Shipped in Birds - Heavily Mite Infested

heirloomorps

Songster
7 Years
Oct 30, 2012
982
23
113
Brooksville, FL
My Coop
My Coop
We are after some advice on what to do...

After purchasing a not very cheap trio of birds ($300), they arrived all very heavily infested with Mites.
This clearly didn't happen during the shipping...

How would you approach the seller and what if anything would you expect them to do?




 
I would send these pictures to the breeder and assume they don't know about it. I don't know how big their farm is and whether they have hired help. They may not see all of their birds as hired help may be handling and shipping the birds. They are obviously not aware of this mite infestation and I am pretty sure they will be quite embarrassed when told about it. They do need to be told as they need to treat the birds at their farm.

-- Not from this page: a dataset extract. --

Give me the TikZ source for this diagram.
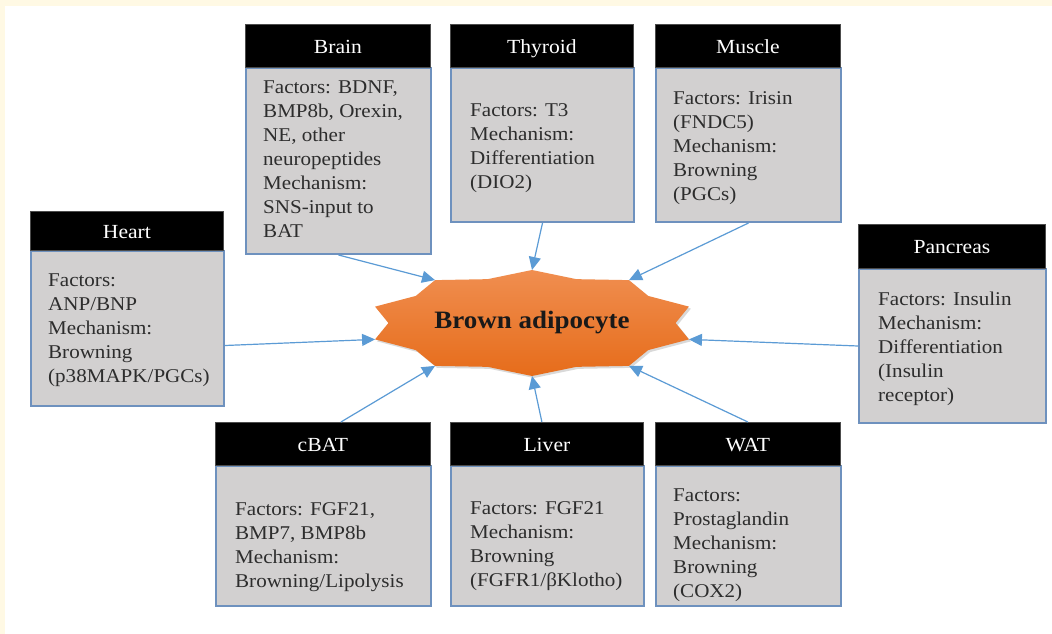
\documentclass[tikz,border=0pt]{standalone}
\usepackage{fontspec}
\setmainfont{Liberation Serif}[FakeStretch=1.08]
\usetikzlibrary{arrows.meta,shadows}
\definecolor{cream}{RGB}{255,249,228}
\definecolor{boxgray}{RGB}{210,208,208}
\definecolor{boxblue}{RGB}{110,145,190}
\definecolor{arrblue}{RGB}{91,155,213}
\definecolor{txtgray}{RGB}{45,45,45}
\definecolor{orangetop}{RGB}{240,142,80}
\definecolor{orangebot}{RGB}{230,108,26}
\begin{document}
\begin{tikzpicture}[x=1pt,y=-1pt,
 hdr/.style={fill=black, draw=black!70, line width=0.8pt, text=white, font=\fontsize{20}{24}\selectfont, anchor=north west, inner sep=0pt, text height=16pt, text depth=1pt},
 bodybox/.style={fill=boxgray, draw=boxblue, line width=2pt, anchor=north west, inner sep=0pt},
 txt/.style={anchor=north west, align=left, inner sep=0pt, text=txtgray, font=\fontsize{19.5}{24}\selectfont},
 arr/.style={draw=arrblue, line width=1.2pt, -{Triangle[length=13pt,width=12pt]}},
 starfill/.style={top color=orangetop, bottom color=orangebot, draw=none,
   drop shadow={shadow xshift=2pt, shadow yshift=-2pt, opacity=0.15, fill=black}}]
\useasboundingbox (0,0) rectangle (1052,634);
\fill[white] (0,0) rectangle (1052,634);
\fill[cream] (0,0) rectangle (1052,6);
\fill[cream] (0,0) rectangle (5,634);

% Brain
\node[bodybox, minimum width=185pt, minimum height=186pt] (brain) at (245,67) {};
\node[hdr, minimum width=185pt, minimum height=43pt] (brainH) at (245,24) {Brain};
\node[txt] (brainT) at (263,81) {Factors: BDNF,\\BMP8b, Orexin,\\NE, other\\neuropeptides\\Mechanism:\\SNS-input to\\BAT};

% Thyroid
\node[bodybox, minimum width=183pt, minimum height=154pt] (thyroid) at (450,67) {};
\node[hdr, minimum width=183pt, minimum height=43pt] (thyroidH) at (450,24) {Thyroid};
\node[txt] (thyroidT) at (470,103) {Factors: T3\\Mechanism:\\Differentiation\\(DIO2)};

% Muscle
\node[bodybox, minimum width=185pt, minimum height=154pt] (muscle) at (655,67) {};
\node[hdr, minimum width=185pt, minimum height=43pt] (muscleH) at (655,24) {Muscle};
\node[txt] (muscleT) at (673,91) {Factors: Irisin\\(FNDC5)\\Mechanism:\\Browning\\(PGCs)};

% Heart
\node[bodybox, minimum width=193pt, minimum height=155pt] (heart) at (30,250) {};
\node[hdr, minimum width=193pt, minimum height=39pt] (heartH) at (30,211) {Heart};
\node[txt] (heartT) at (48,274) {Factors:\\ANP/BNP\\Mechanism:\\Browning\\(p38MAPK/PGCs)};

% Pancreas
\node[bodybox, minimum width=187pt, minimum height=154pt] (pancreas) at (858,268) {};
\node[hdr, minimum width=187pt, minimum height=44pt] (pancreasH) at (858,224) {Pancreas};
\node[txt] (pancreasT) at (878,292) {Factors: Insulin\\Mechanism:\\Differentiation\\(Insulin\\receptor)};

% cBAT
\node[bodybox, minimum width=215pt, minimum height=140pt] (cbat) at (215,465) {};
\node[hdr, minimum width=215pt, minimum height=43pt] (cbatH) at (215,422) {cBAT};
\node[txt] (cbatT) at (235,502) {Factors: FGF21,\\BMP7, BMP8b\\Mechanism:\\Browning/Lipolysis};

% Liver
\node[bodybox, minimum width=193pt, minimum height=140pt] (liver) at (450,465) {};
\node[hdr, minimum width=193pt, minimum height=43pt] (liverH) at (450,422) {Liver};
\node[txt] (liverT) at (470,501) {Factors: FGF21\\Mechanism:\\Browning\\(FGFR1/βKlotho)};

% WAT
\node[bodybox, minimum width=185pt, minimum height=140pt] (wat) at (655,465) {};
\node[hdr, minimum width=185pt, minimum height=43pt] (watH) at (655,422) {WAT};
\node[txt] (watT) at (673,489) {Factors:\\Prostaglandin\\Mechanism:\\Browning\\(COX2)};

% Star
\begin{scope}[shift={(532,323)}]
\path[starfill] (90:165pt and 53pt) -- (108:143.6pt and 46.1pt)
 -- (126:165pt and 53pt) -- (144:143.6pt and 46.1pt)
 -- (162:165pt and 53pt) -- (180:143.6pt and 46.1pt)
 -- (198:165pt and 53pt) -- (216:143.6pt and 46.1pt)
 -- (234:165pt and 53pt) -- (252:143.6pt and 46.1pt)
 -- (270:165pt and 53pt) -- (288:143.6pt and 46.1pt)
 -- (306:165pt and 53pt) -- (324:143.6pt and 46.1pt)
 -- (342:165pt and 53pt) -- (0:143.6pt and 46.1pt)
 -- (18:165pt and 53pt) -- (36:143.6pt and 46.1pt)
 -- (54:165pt and 53pt) -- (72:143.6pt and 46.1pt) -- cycle;
\coordinate (s90) at (90:165pt and 53pt);
\coordinate (s126) at (126:165pt and 53pt);
\coordinate (s54) at (54:165pt and 53pt);
\coordinate (s198) at (198:165pt and 53pt);
\coordinate (s342) at (342:165pt and 53pt);
\coordinate (s234) at (234:165pt and 53pt);
\coordinate (s270) at (270:165pt and 53pt);
\coordinate (s306) at (306:165pt and 53pt);
\end{scope}
\node[font=\fontsize{25}{30}\selectfont\bfseries, text=black!90] (bat) at (532,323) {Brown adipocyte};

% Arrows
\draw[arr] (brain.south) -- (s126);
\draw[arr] (thyroid.south) -- (s90);
\draw[arr] (muscle.south) -- (s54);
\draw[arr] ([yshift=-17pt]heart.east) -- (s198);
\draw[arr] (pancreas.west) -- (s342);
\draw[arr] ([xshift=18pt]cbatH.north) -- (s234);
\draw[arr] ([xshift=-5pt]liverH.north) -- (s270);
\draw[arr] (watH.north) -- (s306);
\end{tikzpicture}
\end{document}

If you are otherwise happy with the birds, that is all I would do. The embarrassment will be punishment enough for sending infested birds. If you are wanting birds from them in the future, I would leave at that.

Vickie et al
Kelso, WA.
 
I don't breed or anything, so I've never bought birds nearly that expensive.
Obviously I would expect them to be in perfect condition at that price!
I don't know if there was any guarantee, but I would definitely tell them.
Honestly I would expect to either be able to return them or a partial refund and an apology.

Where do you even find mites like that, is it at the base off all feathers or a certain area? I just got some birds the other day and they're in confinement I need to go look for this, I was only told to check the vent...
 
Those are lice eggs. I've read that coconut oil will remove them. I also recommend you keep them in quarantine and dust them with sevin dust, redust again in 7-10 days.
http://ohioline.osu.edu/vme-fact/0018.html

X2 on the Sevin for lice. As much as I don't like powders, Sevin-5 wipes them out. I knew an old guy who removed them with motor oil once. Poor birds. Coconut or even mineral oil is much better.
 
Bird treatment aside, I think the seller needs to be made aware of the problem at a minimum. I disagree that it's obvious the seller is not aware of the problem. Maybe he is, maybe he isn't. But he needs to know that you as a paying customer did not receive the goods you contracted for. What you do beyond that is really up to you. Do you want to keep the birds or return them? Do you want to be refunded a portion of the purchase price? Reimbursed for the cost of treatment (though I can't imagine that amounts to all that much monetarily, does it?)? If he is a trustworthy supplier, he will make an honest attempt to make it right according to your wishes. Within reason, of course. If he refuses or gives you the run-around, chalk it up as the price of buying the merchandise sight-unseen. I don't know BYC's policy on reviewing chicken/poultry suppliers, but if it's allowed, share that information in the appropriate forum. Make others you know that might purchase from seller aware of the circumstances. I'm not suggesting bad-mouthing, just a review. Like on Amazon. :) And there's always small claims court, but I reckon the cost to file is just not worth whatever judgment you might expect. $100/bird (average) is a lot for me, but even at that, it wouldn't meet my threshold to go through the hassle of suing. I get enough of that as a landlord.
 
Breeders should be made accountable including the one the OP got birds from. Be glad you didn't get any birds from him with MG or some other virus though. That happened to me once.